Google, blinded by its love of the cloud, only ships the base model with 32 GB, which is a laughable amount. Yes, it inclues 1 TB of cloud storage… storage Google knows you won’t use. Let me be very clear, if you only need a web browser for your computing tasks then you don’t need 1 TB of storage, cloud or not.

What, beyond its beautiful design and screen, does this laptop has to offer? Windows and Mac OS X run Google Chrome just fine, and therefore have access to anything ChromeOS has access to, plus a lot of powerful applications. If you’re a Linux enthusiast you don’t care about the operating system that ships with computers, you’re going to replace it anyway, but we’re not the market.

Sadly ChromeOS has nothing to offer to any normal customer buying such an expensive device. I simply don’t understand why Google doesn’t make good use of the ecosystem that the open source community has built around Linux for all these years, we now even have Steam, a dream come true for many.

I can only imagine how this laptop would’ve done in the market if it had included out of the box a bigger drive and a real Linux distribution. My hunch is that it would’ve done better than it will with Google’s oversimplified operating system.

Some images courtesy of Engadget.


4 thoughts on “Linux and the Chromebook Pixel

  1. I have been using Linux for quite a while. I started Linux in the late 1990s when I was looking for something that would make my 486 and Pentium 2 better. I tried NeXTSTEP, but also wanted to use something that had a chance of being updated. In those days, all I wanted was my own server so I could hook into it with my Thinkpad 701C (via dial-up).

    I see ChromeOS as a form of Linux that can please both the casual and the hardcore user. On the one hand, the guts are there, so the hardcore user can switch on developer mode and install whatever Linux they like. Things like crouton even allow ChromeOS to run Xfce on a different virtual terminal. On the other hand, ChromeOS provides an easy way for the average user to take advantage of Linux they would care about: security. ChromeOS (not in dev mode) is much more secure than the average computer without any tasks to perform to keep it secure aside from turning it off and on.

    Before getting the Pixel, I had already moved to SaaS for many tasks and created webapps locally to do anything SaaS was not ready/too expensive for. As a result, I haven’t even removed ChromeOS from the Pixel and don’t plan to.

    To me, ChromeOS is a serious work OS and not a toy. To others it may be a toy, but to each their own in this. Even without other servers to use, software like GIMP can be run (on small images) through services like RollApp. Subscribing to a service like EC2 provides even more Linux options.

    I considered a Surface Pro due to being able to install whatever you like and the possibility of tablet use. Then, I tried one… I couldn’t get over the physical size of the device, the kickstand angle, the funky keyboard… it seemed halfway designed to be sleek and fashionable and halfway designed to be propeller-hat clumsy.

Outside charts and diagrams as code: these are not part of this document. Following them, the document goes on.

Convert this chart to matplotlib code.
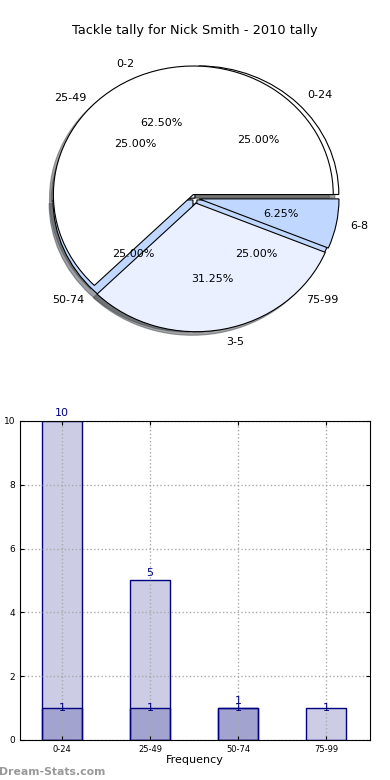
import numpy as np
import matplotlib
matplotlib.use('Agg')
import matplotlib.pyplot as plt

# data
interval_labels = ['0-24', '25-49', '50-74', '75-99']
interval_counts = [1, 1, 1, 1]
tackle_labels = ['0-2', '3-5', '6-8']
tackle_counts = [10, 5, 1]

navy = '#000080'

fig = plt.figure(figsize=(3.9, 7.8), dpi=100)
fig.text(0.5, 0.961, 'Tackle tally for Nick Smith - 2010 tally', ha='center', va='center', fontsize=9.3)

# pie chart: both tallies drawn on the same axes
ax1 = fig.add_axes([0.0513, 0.54, 0.897, 0.412])
ax1.pie(interval_counts, labels=interval_labels, autopct='%1.2f%%',
        colors=['white', '#EAF0FF', '#C0D8FF', '#C0D8FF'],
        explode=[0.04, 0.0, 0.02, 0.02], shadow=True,
        wedgeprops={'edgecolor': 'black', 'linewidth': 0.8},
        textprops={'fontsize': 8})
ax1.pie(tackle_counts, labels=tackle_labels, autopct='%1.2f%%',
        colors=['white', '#EAF0FF', '#C0D8FF'],
        explode=[0.03, 0.04, 0.03], shadow=True,
        wedgeprops={'edgecolor': 'black', 'linewidth': 0.8},
        textprops={'fontsize': 8})
ax1.set_aspect('auto')
ax1.set_xlim(-1.25, 1.25)
ax1.set_ylim(-1.25, 1.25)

# bar chart
ax2 = fig.add_axes([0.0513, 0.0513, 0.897, 0.409])
x_tackle = np.arange(len(tackle_counts))
x_interval = np.arange(len(interval_counts))
w = 0.45
ax2.bar(x_tackle, tackle_counts, w, color=navy, alpha=0.2)
ax2.bar(x_tackle, tackle_counts, w, facecolor='none', edgecolor=navy, linewidth=1)
ax2.bar(x_interval, interval_counts, w, color=navy, alpha=0.2)
ax2.bar(x_interval, interval_counts, w, facecolor='none', edgecolor=navy, linewidth=1)

for xi, h in zip(x_tackle, tackle_counts):
    if h > 0:
        ax2.text(xi, h + 0.08, str(h), ha='center', va='bottom', color=navy, fontsize=8)
for xi, h in zip(x_interval, interval_counts):
    if h > 0:
        ax2.text(xi, h, str(h), ha='center', va='center', color=navy, fontsize=8)

ax2.set_xlim(-0.48, 3.5)
ax2.set_ylim(0, 10)
ax2.set_xticks(x_interval)
ax2.set_xticklabels(interval_labels, fontsize=6)
ax2.set_yticks([0, 2, 4, 6, 8, 10])
ax2.tick_params(axis='y', labelsize=6.5)
ax2.tick_params(direction='in', top=True, right=True, length=3)
ax2.grid(True, linestyle=':', color='#aaaaaa', linewidth=1)
ax2.set_axisbelow(False)
for sp in ax2.spines.values():
    sp.set_zorder(4)
ax2.set_xlabel('Frequency', fontsize=8, labelpad=1)
ax2.set_ylabel('Stat Interval', fontsize=8)
ax2.yaxis.set_label_coords(-0.049, 0.5)

fig.text(-0.003, 0.004, 'Dream-Stats.com', color='#999999', fontsize=7.8,
         fontweight='bold', ha='left', va='bottom')

plt.savefig('out.png', dpi=100)
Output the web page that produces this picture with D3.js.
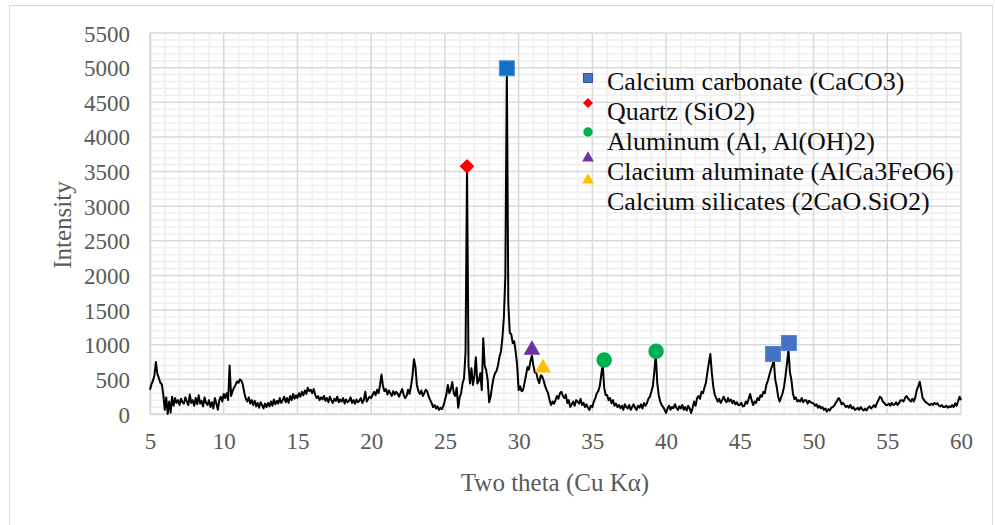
<!DOCTYPE html>
<html>
<head>
<meta charset="utf-8">
<script src="https://cdn.jsdelivr.net/npm/d3@7"></script>
<style>
  html, body { margin: 0; padding: 0; background: #fff; }
  svg { display: block; }
  svg text { font-family: "Liberation Serif", "Times New Roman", serif !important; }
</style>
</head>
<body>
<svg id="chart" width="995" height="525"></svg>
<script>
// ---------------- DATA ----------------
const scanStart = 5;      // degrees two theta
const scanStep = 0.1;     // degrees per reading
// Intensity readings, 5.0° .. 60.0° every 0.1°
const intensity = [
  350,430,480,560,750,580,520,450,430,280,          // 5
  60,240,0,180,20,250,120,230,160,200,              // 6
  130,220,170,150,240,180,130,280,160,200,          // 7
  120,230,140,270,150,190,110,240,160,130,          // 8
  200,100,170,80,230,150,60,200,250,180,            // 9
  290,230,300,200,700,260,330,380,420,470,          // 10
  450,500,480,420,300,220,180,240,150,200,          // 11
  130,190,110,160,90,170,130,80,150,100,            // 12
  160,110,180,120,210,140,190,150,230,160,          // 13
  200,250,170,230,160,260,200,290,220,270,          // 14
  230,300,250,320,270,340,290,380,330,350,          // 15
  300,360,280,230,260,200,240,210,260,190,          // 16
  230,170,250,200,160,220,190,250,170,210,          // 17
  180,230,150,210,170,190,240,160,200,150,          // 18
  210,170,190,230,160,200,320,180,220,250,          // 19
  230,280,320,270,350,300,420,570,400,330,          // 20
  360,280,340,300,260,330,280,320,290,250,          // 21
  310,360,280,230,260,350,290,400,550,790,          // 22
  680,420,330,290,340,260,300,350,330,250,          // 23
  200,160,100,130,80,110,60,90,70,120,              // 24
  200,280,420,300,360,460,300,260,380,90,           // 25
  240,300,445,520,900,3570,700,440,660,420,         // 26
  550,820,440,480,590,345,1095,700,630,490,         // 27
  170,250,400,520,590,620,700,825,900,1100,         // 28
  1400,2000,4990,1600,1170,1150,1025,1050,900,700,  // 29
  345,400,330,345,450,560,680,640,760,840,          // 30
  700,600,590,500,445,560,540,480,400,345,          // 31
  300,200,130,180,150,200,260,220,300,320,          // 32
  260,230,280,160,200,100,140,180,120,200,          // 33
  180,150,220,130,160,100,140,90,60,120,            // 34
  100,180,230,300,330,400,560,720,380,275,          // 35
  275,200,230,155,200,120,150,100,130,85,           // 36
  120,60,140,100,80,130,60,100,140,90,              // 37
  60,120,90,140,80,160,120,155,220,250,             // 38
  320,400,600,880,450,275,180,130,100,60,           // 39
  15,80,120,60,100,85,140,90,60,110,                // 40
  80,130,60,100,50,120,80,15,90,180,                // 41
  120,230,260,220,320,300,380,450,600,735,          // 42
  865,600,395,280,230,180,220,160,200,250,          // 43
  200,170,230,180,210,155,190,140,170,130,          // 44
  130,160,110,115,180,150,220,290,200,130,          // 45
  180,160,230,200,270,250,320,300,420,480,          // 46
  560,635,700,780,500,395,250,180,240,300,          // 47
  395,550,735,925,600,490,300,215,240,180,          // 48
  200,180,230,170,200,200,150,190,170,160,          // 49
  155,120,140,90,120,85,100,60,80,35,               // 50
  70,50,90,100,120,160,190,230,200,140,             // 51
  160,130,100,120,90,130,80,100,60,70,              // 52
  90,60,100,70,50,80,50,90,110,80,                  // 53
  100,130,100,160,200,250,230,180,160,130,          // 54
  130,150,120,160,130,140,170,130,160,200,          // 55
  200,180,230,260,230,200,180,220,180,240,          // 56
  345,400,465,350,230,200,170,160,140,130,          // 57
  150,130,160,140,155,120,110,130,100,100,          // 58
  120,90,110,100,130,100,155,120,180,250,           // 59
  200                                               // 60
];

// Identified phase markers
const phaseNames = [
  "Calcium carbonate (CaCO3)",
  "Quartz (SiO2)",
  "Aluminum (Al, Al(OH)2)",
  "Clacium aluminate (AlCa3FeO6)",
  "Calcium silicates (2CaO.SiO2)"
];
const calciteTheta = [29.2, 47.25, 48.33];
const calciteInt   = [4990, 866, 1025];
const quartzTheta  = [26.5];
const quartzInt    = [3575];
const aluminumTheta = [35.8, 39.32];
const aluminumInt   = [780, 905];
const aluminateTheta = [30.9];
const aluminateInt   = [925];
const silicateTheta = [31.65];
const silicateInt   = [665];

const xTicks = [5, 10, 15, 20, 25, 30, 35, 40, 45, 50, 55, 60];
const yTicks = [0, 500, 1000, 1500, 2000, 2500, 3000, 3500, 4000, 4500, 5000, 5500];

// ---------------- LAYOUT ----------------
const FONT = "'Liberation Serif', 'Times New Roman', serif";
const svg = d3.select("#chart");
const plot = { left: 150, right: 961, top: 33, bottom: 414 };

const x = d3.scaleLinear().domain([5, 60]).range([plot.left, plot.right]);
const y = d3.scaleLinear().domain([0, 5500]).range([plot.bottom, plot.top]);

// outer chart border
svg.append("rect")
  .attr("x", 9.5).attr("y", 5.5).attr("width", 983).attr("height", 530)
  .attr("fill", "#fff").attr("stroke", "#d9d9d9").attr("stroke-width", 1);

// minor gridlines
const minorX = d3.range(5, 60.001, 1).filter(v => v % 5 !== 0);
const minorY = d3.range(0, 5500.001, 100).filter(v => v % 500 !== 0);
const grid = svg.append("g");
grid.selectAll(".mx").data(minorX).join("line")
  .attr("x1", d => x(d)).attr("x2", d => x(d))
  .attr("y1", plot.top).attr("y2", plot.bottom)
  .attr("stroke", "#efefef").attr("stroke-width", 1.5);
grid.selectAll(".my").data(minorY).join("line")
  .attr("y1", d => y(d)).attr("y2", d => y(d))
  .attr("x1", plot.left).attr("x2", plot.right)
  .attr("stroke", "#efefef").attr("stroke-width", 1.5);
// major gridlines
grid.selectAll(".Mx").data(xTicks).join("line")
  .attr("x1", d => x(d)).attr("x2", d => x(d))
  .attr("y1", plot.top).attr("y2", plot.bottom)
  .attr("stroke", "#d9d9d9").attr("stroke-width", 1.5);
grid.selectAll(".My").data(yTicks).join("line")
  .attr("y1", d => y(d)).attr("y2", d => y(d))
  .attr("x1", plot.left).attr("x2", plot.right)
  .attr("stroke", "#d9d9d9").attr("stroke-width", 1.5);

// axes (labels only)
const xAxis = d3.axisBottom(x).tickValues(xTicks).tickSize(0).tickPadding(0).tickFormat(d3.format("d"));
const gx = svg.append("g").attr("transform", `translate(0,${plot.bottom})`).call(xAxis)
  .attr("font-family", FONT).attr("font-size", 23);
gx.select(".domain").attr("stroke", "#d9d9d9").attr("stroke-width", 1.5);
gx.selectAll("text")
  .attr("y", 27).attr("dy", "0.35em").attr("fill", "#595959");

const yAxis = d3.axisLeft(y).tickValues(yTicks).tickSize(0).tickPadding(0).tickFormat(d3.format("d"));
const gy = svg.append("g").attr("transform", `translate(${plot.left},0)`).call(yAxis)
  .attr("font-family", FONT).attr("font-size", 23);
gy.select(".domain").attr("stroke", "#d9d9d9").attr("stroke-width", 1.5);
gy.selectAll("text")
  .attr("x", -20).attr("dy", "0.35em").attr("fill", "#595959");

// axis titles
svg.append("text")
  .attr("x", 555).attr("y", 482).attr("dy", "0.35em")
  .attr("font-family", FONT)
  .attr("text-anchor", "middle").attr("font-size", 25).attr("fill", "#595959")
  .text("Two theta (Cu Kα)");
svg.append("text")
  .attr("transform", "translate(62,225) rotate(-90)").attr("dy", "0.35em")
  .attr("font-family", FONT)
  .attr("text-anchor", "middle").attr("font-size", 25).attr("fill", "#595959")
  .text("Intensity");

// trace
const pts = intensity.map((v, i) => [scanStart + i * scanStep, v]);
svg.append("path")
  .datum(pts)
  .attr("fill", "none").attr("stroke", "#000").attr("stroke-width", 2)
  .attr("stroke-linejoin", "round")
  .attr("d", d3.line().x(d => x(d[0])).y(d => y(d[1])));

// markers
const sym = (type, size) => d3.symbol().type(type).size(size)();
function markers(thetas, ints, type, size, fill, stroke, rot) {
  svg.append("g").selectAll("path").data(thetas.map((t, i) => [t, ints[i]])).join("path")
    .attr("transform", d => `translate(${x(d[0])},${y(d[1])})${rot ? " rotate(" + rot + ")" : ""}`)
    .attr("d", sym(type, size))
    .attr("fill", fill).attr("stroke", stroke || "none").attr("stroke-width", 1);
}
svg.append("g").selectAll("rect").data(calciteTheta.map((t, i) => [t, calciteInt[i], i])).join("rect")
  .attr("x", d => x(d[0]) - 7.5).attr("y", d => y(d[1]) - 7.5)
  .attr("width", 15).attr("height", 15)
  .attr("fill", d => d[2] === 0 ? "#1470c4" : "#4472c4")
  .attr("stroke", d => d[2] === 0 ? "#4a8fd6" : "#5b86d0").attr("stroke-width", 1);
markers(quartzTheta, quartzInt, d3.symbolSquare, 110, "#ff0000", null, 45);
markers(aluminumTheta, aluminumInt, d3.symbolCircle, 190, "#00b050");
markers(aluminateTheta, aluminateInt, d3.symbolTriangle, 120, "#7030a0");
markers(silicateTheta, silicateInt, d3.symbolTriangle, 110, "#ffc000");

// legend
const legMarkX = 588;
const legTextX = 607;
const legMarkY = [78, 103, 132, 158, 180];
const legTextY = [90, 120, 150, 180, 210];
const lg = svg.append("g");
lg.append("rect").attr("x", legMarkX - 4.5).attr("y", legMarkY[0] - 4.5)
  .attr("width", 9).attr("height", 9).attr("fill", "#4472c4").attr("stroke", "#2f5597").attr("stroke-width", 1);
lg.append("path").attr("transform", `translate(${legMarkX},${legMarkY[1]}) rotate(45)`)
  .attr("d", sym(d3.symbolSquare, 50)).attr("fill", "#ff0000");
lg.append("path").attr("transform", `translate(${legMarkX},${legMarkY[2]})`)
  .attr("d", sym(d3.symbolCircle, 70)).attr("fill", "#00b050");
lg.append("path").attr("transform", `translate(${legMarkX},${legMarkY[3]})`)
  .attr("d", sym(d3.symbolTriangle, 60)).attr("fill", "#7030a0");
lg.append("path").attr("transform", `translate(${legMarkX},${legMarkY[4]})`)
  .attr("d", sym(d3.symbolTriangle, 60)).attr("fill", "#ffc000");
lg.selectAll("text").data(phaseNames).join("text")
  .attr("x", legTextX).attr("y", (d, i) => legTextY[i])
  .attr("font-family", FONT)
  .attr("font-size", 26).attr("fill", "#0d0d0d")
  .text(d => d);
</script>
</body>
</html>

    Anyway, regarding Linux, laptop brands would mess it up if they tried to preinstall linux. For example, Dell’s “Dellbuntu” is bad about updates. ChromeOS, in contrast, is maintained and updated on a quicker release cycle than “regular” Linux.

    • Well, while it may seem like we disagree, we don’t.

      I believe ChromeOS is fine for people who are not tech savvy and just need a few basic features. And it works for hardcore Linux users, because any machine works for a hardcore Linux user (as long as there’re decent drivers). 

      The problem is the regular consumer buying $1,300 laptops probably does more than browsing the web, and is relatively tech savvy, but not interested in workarounds or setting up Crouton or installing alternative Linux distributions, some are designers, some are writers, some are scientists, some are engineers, some are journalists, etc. and all of them need more than a web browser, and they shouldn’t be looking for workarounds once they get home with their new laptop, they should be able to install and buy whatever they need, just like they can on machines running other operating systems. 

      Having said that, I was also considering buying a Surface Pro or a Chromebook Pixel, since I don’t live in the US I haven’t had the pleasure of testing the Surface Pro , but having read your thoughts I think I will go with the Pixel.

      Thanks for the feedback and sharing your experience.

      • Yes, I really liked the Surface Pro as a base device, it just didn’t fit for the kind of device I wanted to work on. I really wanted a laptop form factor and the Surface type keyboard is exactly the same width as the Pixel… but it didn’t feel like a “real” keyboard. Instead, it felt clumsy which was strange considering it wasn’t smaller or arranged in some odd fashion, just clumsy. Maybe this is just me… but I suspect anyone who is a good typist has the same experience.

        Another thing I didn’t like is the 16:9 ratio. 16:9 is not good for desktop but it was especially not good for portrait mode as a tablet. It seems to be expected that users use the Surface as a landscape tablet which doesn’t make much sense to me as I almost always use tablets portrait unless I have to use them landscape. The weight is also not great for a tablet.
        The viewing angle of the Surface when propped with the kickstand also makes it weird to put it down somewhere and start using it. This also results in the screen being so low that it is uncomfortable to look at. I didn’t test it with my adjustable laptop stand which might work. I also considered just mounting it to my desk.I don’t like the way the Pixel feels slippery when I sit down for a quick session, but at least it somewhat stays put. In contrast, the Surface is basically impossible to use as a “laptop.”I am sure that many people love the Surface Pro form factor, it just didn’t fit my preferences.

  2. Great hardware, I would really like Google to build on the crouton initiative so we have the capability to install a linux desktop and apps from the linux multiverse. Particularly if they had refined it to work seamlessly with the hardware, and with the sort of detail they have done in android and are working towards in chrome os. The Pixel would be a lovely machine to use then…ach, but I’m dreaming!